Is Public Safety Taking Back Seat?

Mayor Jerry Sanders is asking the City Council for another extension of the deadline for City Hall to comply with an ordinance requiring highrises to be retrofitted with sprinklers.

It woud be the fifth such waiver since the law was passed in 1986.

Last year, in the wake of a deadly highrise fire in Long Beach and another one in Texas, the San Diego County Grand Jury recommended that a partially installed sprinkler system at San Diego's City Hall be finished.

Only three of the 13 occupied floors have sprinklers, and it would take $5 million to do the rest at a time when money is in short supply.

The rationale for all these waivers over the years is, why spend that money when a new Civic Center complex is on the horizon?

The mayor's aides say one more 2-year extension would allow time for a feasibility study  on the $628 million proposal submitted by a Portland-based redevelopment firm.

A longtime Council opponent of the waivers said there's no guarantee the project would pencil out in this economy, or be more cost-effective than renting outside space.

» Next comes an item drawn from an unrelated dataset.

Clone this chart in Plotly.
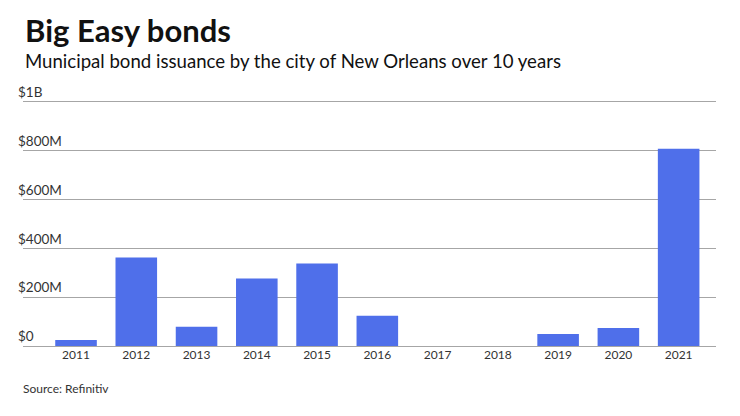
import plotly.graph_objects as go

# Municipal bond issuance, New Orleans (millions of dollars)
years = ["2011", "2012", "2013", "2014", "2015", "2016",
         "2017", "2018", "2019", "2020", "2021"]
issuance_m = [25, 362, 79, 276, 337, 124, 0, 0, 49, 74, 807]

tick_vals = [0, 200e6, 400e6, 600e6, 800e6, 1e9]
tick_text = ["$0", "$200M", "$400M", "$600M", "$800M", "$1B"]

title = "Big Easy bonds"
subtitle = "Municipal bond issuance by the city of New Orleans over 10 years"
source = "Source: Refinitiv"

# the page body adds an 8px margin, so the figure is 8px smaller each way
W, H = 732, 408
base = 338              # pixel row of $0
y_top = 1.08e9          # a bit past $1B so the top label has room
plot_h = 244 * y_top / 1e9

fig = go.Figure()
fig.add_trace(go.Bar(
    x=years,
    y=[v * 1e6 for v in issuance_m],
    marker=dict(color="#4f6fea", line=dict(width=0)),
    hoverinfo="x+y",
))

fig.update_layout(
    width=W, height=H,
    margin=dict(l=15, r=24, t=base - plot_h, b=H - base, autoexpand=False),
    paper_bgcolor="white", plot_bgcolor="white",
    font=dict(family="Lato", color="#333333"),
    bargap=0.31,
    showlegend=False,
)

fig.update_xaxes(
    type="category",
    range=[-0.88, 10.62],
    automargin=False,
    showgrid=False,
    showline=False,
    ticks="",
    tickfont=dict(size=12, color="#333333"),
)

fig.update_yaxes(
    range=[0, y_top],
    automargin=False,
    tickvals=tick_vals,
    ticktext=tick_text,
    ticklabelposition="inside top",
    ticklabelstandoff=-8,
    tickfont=dict(size=13.5, color="#333333"),
    showgrid=True,
    gridcolor="#a6a6a6",
    gridwidth=1,
    zeroline=True,
    zerolinecolor="#a6a6a6",
    zerolinewidth=1,
    showline=False,
)


def py(px):
    # reference pixel row -> paper y
    return (base - (px - 8)) / plot_h


fig.add_annotation(text="<b>" + title + "</b>", xref="paper", yref="paper",
                   x=0.0, y=py(31), xanchor="left", yanchor="middle",
                   showarrow=False, font=dict(size=31, color="#111111"))
fig.add_annotation(text=subtitle, xref="paper", yref="paper",
                   x=0.0, y=py(62), xanchor="left", yanchor="middle",
                   showarrow=False, font=dict(size=18.6, color="#111111"))
fig.add_annotation(text=source, xref="paper", yref="paper",
                   x=-0.003, y=py(388), xanchor="left", yanchor="middle",
                   showarrow=False, font=dict(size=12, color="#333333"))

fig.write_html("out.html")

"So I think that if this building is going to stay, it's important that it gets the sprinklering that we make other people do," said City Councilmember Jim Madaffer. " I don't see how we can vote to waive the law one more time."

So far, no response from the mayor's staff for interviews on all this.

As a consequence of extending the enforcement deadline, the City has been waiving the law for 17 private highrises that aren't in compliance.

This year, the owners of two finally spent the money to put in sprinklers.